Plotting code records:

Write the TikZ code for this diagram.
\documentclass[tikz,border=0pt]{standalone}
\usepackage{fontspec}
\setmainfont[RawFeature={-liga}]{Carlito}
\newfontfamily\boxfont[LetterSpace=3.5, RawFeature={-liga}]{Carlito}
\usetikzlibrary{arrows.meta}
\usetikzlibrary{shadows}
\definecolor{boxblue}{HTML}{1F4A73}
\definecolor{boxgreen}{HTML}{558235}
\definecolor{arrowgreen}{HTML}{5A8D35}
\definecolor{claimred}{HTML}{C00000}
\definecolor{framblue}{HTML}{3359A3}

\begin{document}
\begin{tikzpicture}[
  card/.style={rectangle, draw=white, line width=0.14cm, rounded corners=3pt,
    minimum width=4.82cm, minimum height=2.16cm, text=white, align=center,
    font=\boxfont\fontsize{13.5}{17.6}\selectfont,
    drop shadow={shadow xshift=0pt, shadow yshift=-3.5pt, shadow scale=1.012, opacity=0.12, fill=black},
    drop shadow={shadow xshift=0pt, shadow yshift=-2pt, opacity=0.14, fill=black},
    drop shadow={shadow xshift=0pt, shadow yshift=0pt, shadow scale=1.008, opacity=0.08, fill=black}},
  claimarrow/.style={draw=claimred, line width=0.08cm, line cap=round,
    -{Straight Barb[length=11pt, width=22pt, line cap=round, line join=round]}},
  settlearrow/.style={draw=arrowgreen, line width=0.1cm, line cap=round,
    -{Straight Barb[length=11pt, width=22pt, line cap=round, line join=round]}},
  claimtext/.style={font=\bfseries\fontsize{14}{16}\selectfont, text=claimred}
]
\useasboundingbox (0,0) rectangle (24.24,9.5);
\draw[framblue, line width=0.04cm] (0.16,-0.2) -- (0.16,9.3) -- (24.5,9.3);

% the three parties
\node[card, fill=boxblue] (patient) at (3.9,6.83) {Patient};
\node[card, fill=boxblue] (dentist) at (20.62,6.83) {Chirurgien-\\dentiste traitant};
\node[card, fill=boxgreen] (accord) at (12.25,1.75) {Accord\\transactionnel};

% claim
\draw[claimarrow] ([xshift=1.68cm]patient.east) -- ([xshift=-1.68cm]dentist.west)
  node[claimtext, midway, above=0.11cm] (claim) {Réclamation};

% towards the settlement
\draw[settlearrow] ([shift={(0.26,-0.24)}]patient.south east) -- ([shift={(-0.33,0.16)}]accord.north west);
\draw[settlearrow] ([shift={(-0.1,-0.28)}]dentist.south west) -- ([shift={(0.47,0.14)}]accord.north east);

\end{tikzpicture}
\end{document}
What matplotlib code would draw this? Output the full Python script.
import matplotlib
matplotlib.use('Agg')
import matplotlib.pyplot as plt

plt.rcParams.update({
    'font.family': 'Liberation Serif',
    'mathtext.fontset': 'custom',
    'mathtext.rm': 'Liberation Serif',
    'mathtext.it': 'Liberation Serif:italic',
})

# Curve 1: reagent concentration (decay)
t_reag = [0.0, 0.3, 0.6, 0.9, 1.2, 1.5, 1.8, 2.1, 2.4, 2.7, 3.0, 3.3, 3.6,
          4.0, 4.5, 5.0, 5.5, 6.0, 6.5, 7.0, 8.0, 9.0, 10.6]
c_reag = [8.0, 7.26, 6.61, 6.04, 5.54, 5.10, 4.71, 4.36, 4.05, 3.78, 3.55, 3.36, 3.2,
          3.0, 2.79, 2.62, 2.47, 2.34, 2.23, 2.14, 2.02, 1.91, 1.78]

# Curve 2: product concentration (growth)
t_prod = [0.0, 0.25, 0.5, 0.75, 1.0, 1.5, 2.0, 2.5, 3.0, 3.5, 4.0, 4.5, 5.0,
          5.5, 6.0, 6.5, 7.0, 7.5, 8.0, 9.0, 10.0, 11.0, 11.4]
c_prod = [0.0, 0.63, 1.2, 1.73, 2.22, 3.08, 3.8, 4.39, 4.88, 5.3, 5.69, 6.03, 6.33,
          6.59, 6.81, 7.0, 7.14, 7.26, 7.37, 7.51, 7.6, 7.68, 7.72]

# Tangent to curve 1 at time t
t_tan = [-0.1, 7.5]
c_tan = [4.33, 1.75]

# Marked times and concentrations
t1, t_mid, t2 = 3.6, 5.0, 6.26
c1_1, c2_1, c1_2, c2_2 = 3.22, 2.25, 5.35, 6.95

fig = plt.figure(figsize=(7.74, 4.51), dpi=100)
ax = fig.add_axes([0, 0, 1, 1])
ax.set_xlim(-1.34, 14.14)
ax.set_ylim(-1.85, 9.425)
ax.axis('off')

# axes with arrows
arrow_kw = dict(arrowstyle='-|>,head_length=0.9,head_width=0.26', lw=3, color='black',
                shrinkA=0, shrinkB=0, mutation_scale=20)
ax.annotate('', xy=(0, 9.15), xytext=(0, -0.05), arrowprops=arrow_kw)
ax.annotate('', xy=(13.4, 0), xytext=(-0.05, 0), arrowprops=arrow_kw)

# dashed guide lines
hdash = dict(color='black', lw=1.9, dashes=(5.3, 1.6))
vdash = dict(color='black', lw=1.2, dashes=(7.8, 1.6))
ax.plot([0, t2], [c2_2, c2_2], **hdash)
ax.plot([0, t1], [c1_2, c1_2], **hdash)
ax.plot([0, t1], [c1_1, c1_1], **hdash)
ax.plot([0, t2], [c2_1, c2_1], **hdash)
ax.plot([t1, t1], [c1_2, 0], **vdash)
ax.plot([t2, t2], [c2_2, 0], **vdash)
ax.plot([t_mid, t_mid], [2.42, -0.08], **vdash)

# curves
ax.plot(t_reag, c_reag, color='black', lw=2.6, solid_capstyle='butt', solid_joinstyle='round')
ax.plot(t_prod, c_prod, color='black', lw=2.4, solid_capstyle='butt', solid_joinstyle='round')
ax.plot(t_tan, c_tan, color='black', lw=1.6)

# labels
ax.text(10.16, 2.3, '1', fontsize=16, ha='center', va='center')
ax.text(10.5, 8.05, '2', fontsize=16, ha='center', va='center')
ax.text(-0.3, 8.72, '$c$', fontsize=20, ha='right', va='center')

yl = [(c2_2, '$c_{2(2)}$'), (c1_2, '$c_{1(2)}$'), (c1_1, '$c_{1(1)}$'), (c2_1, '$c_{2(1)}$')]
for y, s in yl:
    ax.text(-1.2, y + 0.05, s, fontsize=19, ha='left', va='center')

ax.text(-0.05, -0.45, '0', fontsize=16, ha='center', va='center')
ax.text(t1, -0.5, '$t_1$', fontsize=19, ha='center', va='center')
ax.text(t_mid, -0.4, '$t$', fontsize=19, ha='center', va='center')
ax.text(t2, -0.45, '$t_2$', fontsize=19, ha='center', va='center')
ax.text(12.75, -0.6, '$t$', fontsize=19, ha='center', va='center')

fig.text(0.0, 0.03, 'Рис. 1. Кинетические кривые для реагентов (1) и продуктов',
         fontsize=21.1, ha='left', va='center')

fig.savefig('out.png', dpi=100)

==

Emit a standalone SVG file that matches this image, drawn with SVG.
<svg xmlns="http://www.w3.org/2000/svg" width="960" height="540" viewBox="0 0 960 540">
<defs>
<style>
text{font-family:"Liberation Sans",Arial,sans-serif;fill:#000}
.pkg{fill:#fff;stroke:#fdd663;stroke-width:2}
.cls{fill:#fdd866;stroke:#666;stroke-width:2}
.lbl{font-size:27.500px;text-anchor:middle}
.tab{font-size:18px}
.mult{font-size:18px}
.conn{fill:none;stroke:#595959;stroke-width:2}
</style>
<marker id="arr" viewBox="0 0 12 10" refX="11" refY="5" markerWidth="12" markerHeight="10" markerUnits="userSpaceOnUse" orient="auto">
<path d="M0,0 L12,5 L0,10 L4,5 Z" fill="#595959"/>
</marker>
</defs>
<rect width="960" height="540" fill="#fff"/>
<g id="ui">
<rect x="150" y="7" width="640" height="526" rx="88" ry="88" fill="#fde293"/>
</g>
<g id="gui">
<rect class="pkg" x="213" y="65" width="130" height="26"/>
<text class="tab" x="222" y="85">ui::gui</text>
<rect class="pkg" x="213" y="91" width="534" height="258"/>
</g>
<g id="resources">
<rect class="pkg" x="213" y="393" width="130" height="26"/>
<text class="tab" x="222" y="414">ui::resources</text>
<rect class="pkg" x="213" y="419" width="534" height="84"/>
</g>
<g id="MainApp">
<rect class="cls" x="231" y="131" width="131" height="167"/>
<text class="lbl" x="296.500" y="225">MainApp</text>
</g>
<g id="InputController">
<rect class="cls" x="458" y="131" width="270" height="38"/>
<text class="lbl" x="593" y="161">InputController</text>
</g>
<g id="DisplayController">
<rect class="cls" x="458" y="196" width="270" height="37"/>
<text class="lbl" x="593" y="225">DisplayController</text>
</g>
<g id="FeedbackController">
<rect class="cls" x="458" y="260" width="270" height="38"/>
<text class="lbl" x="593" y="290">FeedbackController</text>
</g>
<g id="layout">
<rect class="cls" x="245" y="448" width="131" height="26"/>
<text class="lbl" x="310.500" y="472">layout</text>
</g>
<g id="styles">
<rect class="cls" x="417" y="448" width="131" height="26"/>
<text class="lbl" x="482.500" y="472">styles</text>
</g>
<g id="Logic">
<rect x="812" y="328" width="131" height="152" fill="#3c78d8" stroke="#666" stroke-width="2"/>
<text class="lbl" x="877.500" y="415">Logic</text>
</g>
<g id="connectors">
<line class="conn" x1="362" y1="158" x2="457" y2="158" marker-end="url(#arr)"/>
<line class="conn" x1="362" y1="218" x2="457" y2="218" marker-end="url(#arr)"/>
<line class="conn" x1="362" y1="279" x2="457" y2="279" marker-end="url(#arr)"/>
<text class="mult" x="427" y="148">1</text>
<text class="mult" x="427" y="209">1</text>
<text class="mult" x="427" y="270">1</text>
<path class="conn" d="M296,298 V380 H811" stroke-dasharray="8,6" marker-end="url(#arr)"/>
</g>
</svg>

• [Task prompt] Only the lines from the one with "What matplotlib code" to the one with "ax.axis('off')" are wanted; extract them exactly, both ends included.

• [The result]
What matplotlib code would draw this? Output the full Python script.
import matplotlib
matplotlib.use('Agg')
import matplotlib.pyplot as plt

plt.rcParams.update({
    'font.family': 'Liberation Serif',
    'mathtext.fontset': 'custom',
    'mathtext.rm': 'Liberation Serif',
    'mathtext.it': 'Liberation Serif:italic',
})

# Curve 1: reagent concentration (decay)
t_reag = [0.0, 0.3, 0.6, 0.9, 1.2, 1.5, 1.8, 2.1, 2.4, 2.7, 3.0, 3.3, 3.6,
          4.0, 4.5, 5.0, 5.5, 6.0, 6.5, 7.0, 8.0, 9.0, 10.6]
c_reag = [8.0, 7.26, 6.61, 6.04, 5.54, 5.10, 4.71, 4.36, 4.05, 3.78, 3.55, 3.36, 3.2,
          3.0, 2.79, 2.62, 2.47, 2.34, 2.23, 2.14, 2.02, 1.91, 1.78]

# Curve 2: product concentration (growth)
t_prod = [0.0, 0.25, 0.5, 0.75, 1.0, 1.5, 2.0, 2.5, 3.0, 3.5, 4.0, 4.5, 5.0,
          5.5, 6.0, 6.5, 7.0, 7.5, 8.0, 9.0, 10.0, 11.0, 11.4]
c_prod = [0.0, 0.63, 1.2, 1.73, 2.22, 3.08, 3.8, 4.39, 4.88, 5.3, 5.69, 6.03, 6.33,
          6.59, 6.81, 7.0, 7.14, 7.26, 7.37, 7.51, 7.6, 7.68, 7.72]

# Tangent to curve 1 at time t
t_tan = [-0.1, 7.5]
c_tan = [4.33, 1.75]

# Marked times and concentrations
t1, t_mid, t2 = 3.6, 5.0, 6.26
c1_1, c2_1, c1_2, c2_2 = 3.22, 2.25, 5.35, 6.95

fig = plt.figure(figsize=(7.74, 4.51), dpi=100)
ax = fig.add_axes([0, 0, 1, 1])
ax.set_xlim(-1.34, 14.14)
ax.set_ylim(-1.85, 9.425)
ax.axis('off')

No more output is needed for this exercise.